In the preceding section we saw that the running time of DequeueHead is O(1), but that the running time of DequeueTail is O(n), for the pointer based implementation of a deque. This is because the linked list data structure used, LinkedList<T> is a singly-linked list . Each element in a singly-linked list contains a single pointer--a pointer to the successor (next) element of the list. As a result, deleting the head of the linked list is easy: The new head is the successor of the old head.
However, deleting the tail of a linked list is not so easy: The new tail is the predecessor of the original tail. Since there is no pointer from the original tail to its predecessor, the predecessor must be found by traversing the linked list from the head. This traversal gives rise to the O(n) running time.
In a doubly-linked list , each list element contains two pointers--one to its successor and one to its predecessor. There are many different variations of doubly-linked lists: Figure illustrates four of them.

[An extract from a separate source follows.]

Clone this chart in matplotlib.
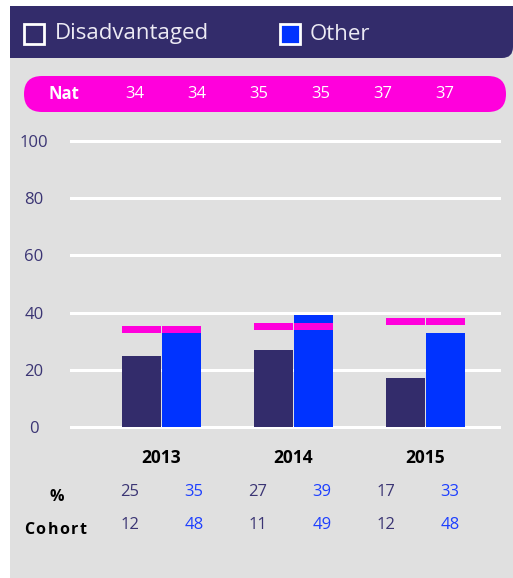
import matplotlib
matplotlib.use("Agg")
import matplotlib.pyplot as plt
from matplotlib.patches import FancyBboxPatch, Rectangle
import numpy as np

years = ["2013", "2014", "2015"]
disadvantaged = [25, 27, 17]
other = [35, 39, 33]
national = [34, 35, 37]
cohort_dis = [12, 11, 12]
cohort_oth = [48, 49, 48]
yticks = [0, 20, 40, 60, 80, 100]

DARK = "#332C6B"
BLUE = "#0033FF"
PINK = "#FF00DC"
GREY = "#E0E0E0"
TXT_DARK = "#3B3574"
TXT_BLUE = "#1E40FF"

plt.rcParams['font.family'] = ['Open Sans', 'DejaVu Sans']

W, H = 513, 578
fig = plt.figure(figsize=(W / 100, H / 100), dpi=100)
fig.patch.set_facecolor("white")

bg = fig.add_axes([0, 0, 1, 1])
bg.set_xlim(0, W)
bg.set_ylim(H, 0)
bg.axis("off")
bg.add_patch(Rectangle((10, 50), W - 10, H - 50, facecolor=GREY, edgecolor="none"))
bg.add_patch(FancyBboxPatch((10, 6), W - 10, 52, boxstyle="round,pad=0,rounding_size=11",
                            facecolor=DARK, edgecolor="none"))
bg.add_patch(Rectangle((10, 6), 40, 52, facecolor=DARK, edgecolor="none"))
bg.add_patch(Rectangle((10, 6), W - 10, 25, facecolor=DARK, edgecolor="none"))

# legend
bg.add_patch(Rectangle((23.5, 23.5), 20, 20, facecolor="none", edgecolor="white", linewidth=2))
bg.text(55, 34, "Disadvantaged", color="#ECEAF4", fontsize=16, va="center", ha="left")
bg.add_patch(Rectangle((279.5, 23.5), 20, 20, facecolor=BLUE, edgecolor="white", linewidth=2))
bg.text(310, 34, "Other", color="#ECEAF4", fontsize=16, va="center", ha="left")

# pink national pill
bg.add_patch(FancyBboxPatch((24, 76), 482, 36, boxstyle="round,pad=0,rounding_size=18",
                            facecolor=PINK, edgecolor="none"))
bg.text(64, 94, "Nat", color="white", fontsize=12, fontweight="bold", va="center", ha="center")
nat_x = [135, 197, 259, 321, 383, 445]
nat_vals = [v for v in national for _ in range(2)]
for x, v in zip(nat_x, nat_vals):
    bg.text(x, 94, str(v), color="white", fontsize=12, va="center", ha="center")

# table below
bg.text(57, 497, "%", color="black", fontsize=11.5, fontweight="bold", va="center", ha="center")

# letter-spaced "Cohort"
fig.canvas.draw()
renderer = fig.canvas.get_renderer()
label = "Cohort"
spacing = 1.6
widths = []
for ch in label:
    t = bg.text(0, 0, ch, fontsize=11.5, fontweight="bold")
    bb = t.get_window_extent(renderer=renderer)
    widths.append(bb.width)
    t.remove()
total = sum(widths) + spacing * (len(label) - 1)
cx = 55.5 - total / 2
for ch, w in zip(label, widths):
    bg.text(cx, 530, ch, color="black", fontsize=11.5, fontweight="bold", va="center", ha="left")
    cx += w + spacing

col_x = [130, 194, 258, 322, 386, 450]
for i in range(3):
    bg.text(col_x[2 * i], 492, str(disadvantaged[i]), color=TXT_DARK, fontsize=12, va="center", ha="center")
    bg.text(col_x[2 * i + 1], 492, str(other[i]), color=TXT_BLUE, fontsize=12, va="center", ha="center")
    bg.text(col_x[2 * i], 525, str(cohort_dis[i]), color=TXT_DARK, fontsize=12, va="center", ha="center")
    bg.text(col_x[2 * i + 1], 525, str(cohort_oth[i]), color=TXT_BLUE, fontsize=12, va="center", ha="center")

# chart axes
ppu = (427 - 141) / 100.0
y_lo, y_hi = -2, 102
ax_bottom_px = 427 + (0 - y_lo) * ppu
ax_top_px = 141 - (y_hi - 100) * ppu
x0_px, x1_px = 70, 501
ax = fig.add_axes([x0_px / W, (H - ax_bottom_px) / H, (x1_px - x0_px) / W, (ax_bottom_px - ax_top_px) / H])
ax.set_facecolor("none")
ax.set_ylim(y_lo, y_hi)
ax.set_xlim((70 - 161.5) / 132, (501 - 161.5) / 132)
for s in ax.spines.values():
    s.set_visible(False)
ax.set_yticks(yticks)
ax.yaxis.grid(True, color="white", linewidth=2.2)
ax.set_axisbelow(True)
ax.tick_params(axis="y", length=0, labelsize=12, labelcolor=TXT_DARK)
for lbl in ax.get_yticklabels():
    lbl.set_horizontalalignment("center")
ax.tick_params(axis="y", pad=(70 - 34) * 72 / 100)
ax.set_xticks(range(3))
ax.set_xticklabels(years, fontweight="bold", fontsize=12.5, color="black")
ax.tick_params(axis="x", length=0, pad=12)

x = np.arange(3)
bw = 0.295
off = 0.1515
ax.bar(x - off, disadvantaged, width=bw, color=DARK, zorder=2)
ax.bar(x + off, other, width=bw, color=BLUE, zorder=2)
for i in range(3):
    for o in (-off, off):
        ax.bar(x[i] + o, 2.5, bottom=national[i] - 1.25, width=bw, color=PINK, zorder=3)

fig.savefig("out.png", dpi=100, facecolor=fig.get_facecolor())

Figure: Doubly-Linked and Circular List Variations
Figure (a) shows the simplest case: Two pointers, say head and tail, are used to keep track of the list elements. One of them points to the first element of the list, the other points to the last. The first element of the list has no predecessor, therefore that pointer is null. Similarly, the last element has no successor and the corresponding pointer is also null. In effect, we have two overlapping singly-linked lists which go in opposite directions. Figure also shows the representation of an empty list. In this case the head and tail pointers are both null.
Figure (b) shows a case which uses sentinels. In this variation two sentinels are used! Because there are in effect two overlapping linked lists that go in opposite directions, two sentinels are used--one for each singly-linked list. Recall, the use of a sentinel is motivated by the fact that the code for insertion and deletion is often simpler to write because there are fewer special cases to consider. Figure (b) shows that in the empty list, the two sentinels point to each other.
A circular, doubly-linked list is shown in Figure (c). A circular list is formed by making use of pointers which would otherwise be null: The last element of the list is made the predecessor of the first element; the first element, the successor of the last. The upshot is that we no longer need both a head and tail pointer to keep track of the list. Even if only a single pointer is used, both the first and the last list elements can be found in constant time.
Finally, Figure (d) shows a circular, doubly-linked list which has a single sentinel. This variation is similar to the preceding one in that both the first and the last list elements can be found in constant time. This variation has the advantage that no special cases are required when dealing with an empty list. Figure shows that the empty list is represented by a list with exactly one element--the sentinel. In the case of the empty list, the sentinel is both is own successor and predecessor. Since the sentinel is always present, and since it always has both a successor and a predecessor, the code for adding elements to the empty list is identical to that for adding elements to a non-empty list.